▶ _WRITTEN REQUEST_
Look through the listing below and give the number of lines that hold "Python". Say nothing more.

━━━ ROWS

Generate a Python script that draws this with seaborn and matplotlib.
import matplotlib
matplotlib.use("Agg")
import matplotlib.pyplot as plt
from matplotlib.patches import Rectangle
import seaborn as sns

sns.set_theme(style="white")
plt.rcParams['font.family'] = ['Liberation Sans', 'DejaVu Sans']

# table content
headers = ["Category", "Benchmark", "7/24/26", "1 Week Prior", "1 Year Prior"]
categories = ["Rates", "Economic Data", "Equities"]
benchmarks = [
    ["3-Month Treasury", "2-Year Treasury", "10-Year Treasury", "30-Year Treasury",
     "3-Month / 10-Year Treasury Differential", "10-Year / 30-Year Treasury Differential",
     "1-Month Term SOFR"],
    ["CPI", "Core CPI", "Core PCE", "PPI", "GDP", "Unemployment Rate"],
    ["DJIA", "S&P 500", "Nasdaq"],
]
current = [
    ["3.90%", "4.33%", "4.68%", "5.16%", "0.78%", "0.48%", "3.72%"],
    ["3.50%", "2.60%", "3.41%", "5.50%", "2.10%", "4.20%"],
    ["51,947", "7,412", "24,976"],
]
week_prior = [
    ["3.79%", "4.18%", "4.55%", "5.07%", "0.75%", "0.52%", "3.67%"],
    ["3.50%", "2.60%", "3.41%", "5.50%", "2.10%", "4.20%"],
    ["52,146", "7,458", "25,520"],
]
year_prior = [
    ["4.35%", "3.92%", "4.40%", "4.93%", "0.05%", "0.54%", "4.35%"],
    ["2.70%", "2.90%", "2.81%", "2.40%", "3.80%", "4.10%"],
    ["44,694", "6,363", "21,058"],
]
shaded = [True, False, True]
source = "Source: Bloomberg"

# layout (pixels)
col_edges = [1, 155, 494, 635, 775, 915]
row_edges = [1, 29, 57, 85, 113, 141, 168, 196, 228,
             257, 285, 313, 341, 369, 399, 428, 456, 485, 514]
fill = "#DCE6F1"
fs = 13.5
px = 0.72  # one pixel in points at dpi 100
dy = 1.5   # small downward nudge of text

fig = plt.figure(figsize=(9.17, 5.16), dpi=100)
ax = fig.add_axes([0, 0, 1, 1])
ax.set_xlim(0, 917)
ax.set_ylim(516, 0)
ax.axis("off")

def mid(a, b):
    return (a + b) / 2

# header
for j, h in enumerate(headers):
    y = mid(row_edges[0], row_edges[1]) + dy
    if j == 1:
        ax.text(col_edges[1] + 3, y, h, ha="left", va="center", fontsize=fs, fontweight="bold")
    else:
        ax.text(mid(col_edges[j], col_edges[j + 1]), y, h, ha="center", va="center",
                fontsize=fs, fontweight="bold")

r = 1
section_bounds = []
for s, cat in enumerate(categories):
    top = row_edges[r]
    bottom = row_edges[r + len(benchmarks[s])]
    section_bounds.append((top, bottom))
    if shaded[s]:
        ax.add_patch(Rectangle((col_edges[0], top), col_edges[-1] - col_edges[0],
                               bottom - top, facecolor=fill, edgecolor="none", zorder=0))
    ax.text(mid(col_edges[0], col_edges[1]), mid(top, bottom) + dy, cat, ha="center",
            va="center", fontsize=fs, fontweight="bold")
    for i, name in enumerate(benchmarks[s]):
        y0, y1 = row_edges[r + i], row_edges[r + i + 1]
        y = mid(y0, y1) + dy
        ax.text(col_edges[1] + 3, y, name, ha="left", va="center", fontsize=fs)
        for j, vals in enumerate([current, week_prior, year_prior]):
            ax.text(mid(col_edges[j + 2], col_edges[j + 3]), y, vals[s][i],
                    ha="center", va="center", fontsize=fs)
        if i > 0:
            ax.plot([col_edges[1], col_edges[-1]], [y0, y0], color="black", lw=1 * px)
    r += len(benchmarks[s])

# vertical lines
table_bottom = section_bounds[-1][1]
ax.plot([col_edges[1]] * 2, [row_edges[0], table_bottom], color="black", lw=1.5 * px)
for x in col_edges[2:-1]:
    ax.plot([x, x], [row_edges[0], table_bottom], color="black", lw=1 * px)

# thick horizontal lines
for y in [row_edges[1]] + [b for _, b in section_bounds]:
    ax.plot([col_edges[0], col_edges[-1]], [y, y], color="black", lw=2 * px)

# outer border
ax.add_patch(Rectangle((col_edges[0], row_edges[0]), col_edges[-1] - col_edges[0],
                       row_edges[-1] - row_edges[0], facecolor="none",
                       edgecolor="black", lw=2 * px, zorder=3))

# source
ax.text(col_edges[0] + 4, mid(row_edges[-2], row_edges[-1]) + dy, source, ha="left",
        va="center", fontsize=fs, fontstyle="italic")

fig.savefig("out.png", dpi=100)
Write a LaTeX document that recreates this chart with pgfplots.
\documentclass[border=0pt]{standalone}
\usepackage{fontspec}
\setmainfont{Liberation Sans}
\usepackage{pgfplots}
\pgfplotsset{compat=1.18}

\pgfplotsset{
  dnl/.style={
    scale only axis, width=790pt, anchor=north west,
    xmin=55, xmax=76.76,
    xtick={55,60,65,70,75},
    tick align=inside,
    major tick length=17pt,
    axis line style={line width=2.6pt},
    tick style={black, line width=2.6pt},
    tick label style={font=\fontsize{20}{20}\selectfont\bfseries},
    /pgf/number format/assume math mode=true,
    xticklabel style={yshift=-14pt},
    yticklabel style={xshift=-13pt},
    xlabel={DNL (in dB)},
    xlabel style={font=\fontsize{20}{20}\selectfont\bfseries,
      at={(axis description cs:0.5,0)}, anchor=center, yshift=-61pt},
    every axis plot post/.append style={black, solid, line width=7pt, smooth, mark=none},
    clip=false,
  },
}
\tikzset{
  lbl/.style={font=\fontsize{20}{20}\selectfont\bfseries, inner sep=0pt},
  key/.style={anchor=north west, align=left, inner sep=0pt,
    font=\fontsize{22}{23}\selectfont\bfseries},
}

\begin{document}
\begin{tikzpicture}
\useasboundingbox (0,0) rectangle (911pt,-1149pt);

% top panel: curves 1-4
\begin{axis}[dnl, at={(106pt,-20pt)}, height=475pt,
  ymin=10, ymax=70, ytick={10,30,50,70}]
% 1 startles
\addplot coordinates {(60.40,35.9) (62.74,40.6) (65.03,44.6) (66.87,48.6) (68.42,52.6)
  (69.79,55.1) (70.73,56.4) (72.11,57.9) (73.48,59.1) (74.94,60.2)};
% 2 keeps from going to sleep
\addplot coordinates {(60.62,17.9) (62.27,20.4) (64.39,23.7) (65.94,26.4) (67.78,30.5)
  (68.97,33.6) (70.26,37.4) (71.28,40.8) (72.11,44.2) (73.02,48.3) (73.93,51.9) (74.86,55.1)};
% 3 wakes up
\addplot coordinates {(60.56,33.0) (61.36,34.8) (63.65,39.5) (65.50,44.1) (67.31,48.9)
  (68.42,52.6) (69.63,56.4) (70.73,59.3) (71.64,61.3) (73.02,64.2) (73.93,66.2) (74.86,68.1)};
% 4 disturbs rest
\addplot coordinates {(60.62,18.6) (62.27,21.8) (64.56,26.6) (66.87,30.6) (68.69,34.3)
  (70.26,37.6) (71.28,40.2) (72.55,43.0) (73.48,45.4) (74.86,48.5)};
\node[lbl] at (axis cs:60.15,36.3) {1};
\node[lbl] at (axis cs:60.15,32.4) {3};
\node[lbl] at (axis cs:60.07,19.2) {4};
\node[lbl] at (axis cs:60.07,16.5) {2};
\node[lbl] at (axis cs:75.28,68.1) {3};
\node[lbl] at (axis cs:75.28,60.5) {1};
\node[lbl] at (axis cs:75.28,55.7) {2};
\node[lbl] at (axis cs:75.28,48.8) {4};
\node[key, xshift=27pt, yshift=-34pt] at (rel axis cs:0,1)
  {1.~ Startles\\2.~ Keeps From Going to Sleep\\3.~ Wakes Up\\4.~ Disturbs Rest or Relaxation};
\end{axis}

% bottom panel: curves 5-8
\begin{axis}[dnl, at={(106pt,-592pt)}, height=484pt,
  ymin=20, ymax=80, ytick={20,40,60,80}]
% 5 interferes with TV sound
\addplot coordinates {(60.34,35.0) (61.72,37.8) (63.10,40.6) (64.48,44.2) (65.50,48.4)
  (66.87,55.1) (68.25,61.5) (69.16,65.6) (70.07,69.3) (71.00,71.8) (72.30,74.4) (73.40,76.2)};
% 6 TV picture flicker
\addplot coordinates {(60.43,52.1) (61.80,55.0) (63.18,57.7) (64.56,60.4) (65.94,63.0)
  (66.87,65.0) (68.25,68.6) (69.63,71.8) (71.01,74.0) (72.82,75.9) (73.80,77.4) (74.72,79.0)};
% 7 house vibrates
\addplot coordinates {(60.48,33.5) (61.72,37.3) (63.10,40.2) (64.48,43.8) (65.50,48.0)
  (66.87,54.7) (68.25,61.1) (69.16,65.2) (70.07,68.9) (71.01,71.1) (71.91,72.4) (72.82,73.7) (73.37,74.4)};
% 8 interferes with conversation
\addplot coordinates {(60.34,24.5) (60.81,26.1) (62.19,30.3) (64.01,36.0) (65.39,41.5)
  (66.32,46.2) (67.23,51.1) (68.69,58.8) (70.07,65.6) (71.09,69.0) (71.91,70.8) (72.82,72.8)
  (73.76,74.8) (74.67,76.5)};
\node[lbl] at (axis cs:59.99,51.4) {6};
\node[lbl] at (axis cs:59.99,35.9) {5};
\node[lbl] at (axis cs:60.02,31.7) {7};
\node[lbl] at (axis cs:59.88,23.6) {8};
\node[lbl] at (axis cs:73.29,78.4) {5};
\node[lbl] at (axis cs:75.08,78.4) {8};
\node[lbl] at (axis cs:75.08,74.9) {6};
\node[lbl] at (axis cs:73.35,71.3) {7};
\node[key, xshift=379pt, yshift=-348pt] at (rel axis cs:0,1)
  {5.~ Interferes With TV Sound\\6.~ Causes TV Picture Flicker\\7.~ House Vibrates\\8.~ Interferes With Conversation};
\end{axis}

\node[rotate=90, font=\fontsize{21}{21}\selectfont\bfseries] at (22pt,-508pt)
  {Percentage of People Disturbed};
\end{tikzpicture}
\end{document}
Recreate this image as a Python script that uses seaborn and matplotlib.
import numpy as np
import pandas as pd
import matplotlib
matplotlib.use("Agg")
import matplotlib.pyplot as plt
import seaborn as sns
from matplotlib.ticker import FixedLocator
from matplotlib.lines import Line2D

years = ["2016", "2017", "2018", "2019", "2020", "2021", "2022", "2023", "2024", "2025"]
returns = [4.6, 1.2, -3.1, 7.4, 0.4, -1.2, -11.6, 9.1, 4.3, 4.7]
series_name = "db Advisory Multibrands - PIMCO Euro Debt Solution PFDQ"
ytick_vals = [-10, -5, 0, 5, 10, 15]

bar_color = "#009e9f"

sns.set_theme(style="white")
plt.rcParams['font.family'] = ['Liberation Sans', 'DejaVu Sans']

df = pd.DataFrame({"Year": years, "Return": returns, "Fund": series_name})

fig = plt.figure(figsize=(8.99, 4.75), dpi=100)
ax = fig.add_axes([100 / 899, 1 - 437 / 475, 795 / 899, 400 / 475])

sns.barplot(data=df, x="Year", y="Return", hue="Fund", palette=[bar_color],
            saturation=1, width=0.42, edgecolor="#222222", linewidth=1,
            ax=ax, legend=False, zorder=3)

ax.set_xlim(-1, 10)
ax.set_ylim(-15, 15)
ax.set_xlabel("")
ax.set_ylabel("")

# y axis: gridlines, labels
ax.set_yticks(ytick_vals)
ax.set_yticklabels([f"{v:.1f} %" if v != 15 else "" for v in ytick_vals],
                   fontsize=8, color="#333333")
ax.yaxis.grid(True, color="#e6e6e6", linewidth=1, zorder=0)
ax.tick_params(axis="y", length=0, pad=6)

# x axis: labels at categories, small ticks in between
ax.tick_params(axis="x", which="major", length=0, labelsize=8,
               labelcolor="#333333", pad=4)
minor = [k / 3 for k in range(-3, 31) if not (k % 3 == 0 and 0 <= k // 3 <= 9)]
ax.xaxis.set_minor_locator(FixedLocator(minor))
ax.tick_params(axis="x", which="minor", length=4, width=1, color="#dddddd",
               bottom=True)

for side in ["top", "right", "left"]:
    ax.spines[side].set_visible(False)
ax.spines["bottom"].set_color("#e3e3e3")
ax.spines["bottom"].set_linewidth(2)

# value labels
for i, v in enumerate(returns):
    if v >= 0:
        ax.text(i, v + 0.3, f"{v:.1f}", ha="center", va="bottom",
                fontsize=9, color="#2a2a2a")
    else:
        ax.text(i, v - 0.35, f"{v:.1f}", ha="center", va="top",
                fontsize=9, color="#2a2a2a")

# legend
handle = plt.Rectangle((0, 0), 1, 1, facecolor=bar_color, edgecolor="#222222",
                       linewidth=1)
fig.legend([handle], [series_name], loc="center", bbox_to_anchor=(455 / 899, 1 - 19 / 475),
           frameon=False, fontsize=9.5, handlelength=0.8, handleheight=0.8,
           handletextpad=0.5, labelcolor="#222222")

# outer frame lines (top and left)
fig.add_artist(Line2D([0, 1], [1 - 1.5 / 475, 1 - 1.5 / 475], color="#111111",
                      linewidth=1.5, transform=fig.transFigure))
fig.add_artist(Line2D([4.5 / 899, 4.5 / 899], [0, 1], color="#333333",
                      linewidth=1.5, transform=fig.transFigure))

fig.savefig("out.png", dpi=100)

━━━━━━

▶ _RESPONSE TO THIS TASK_
2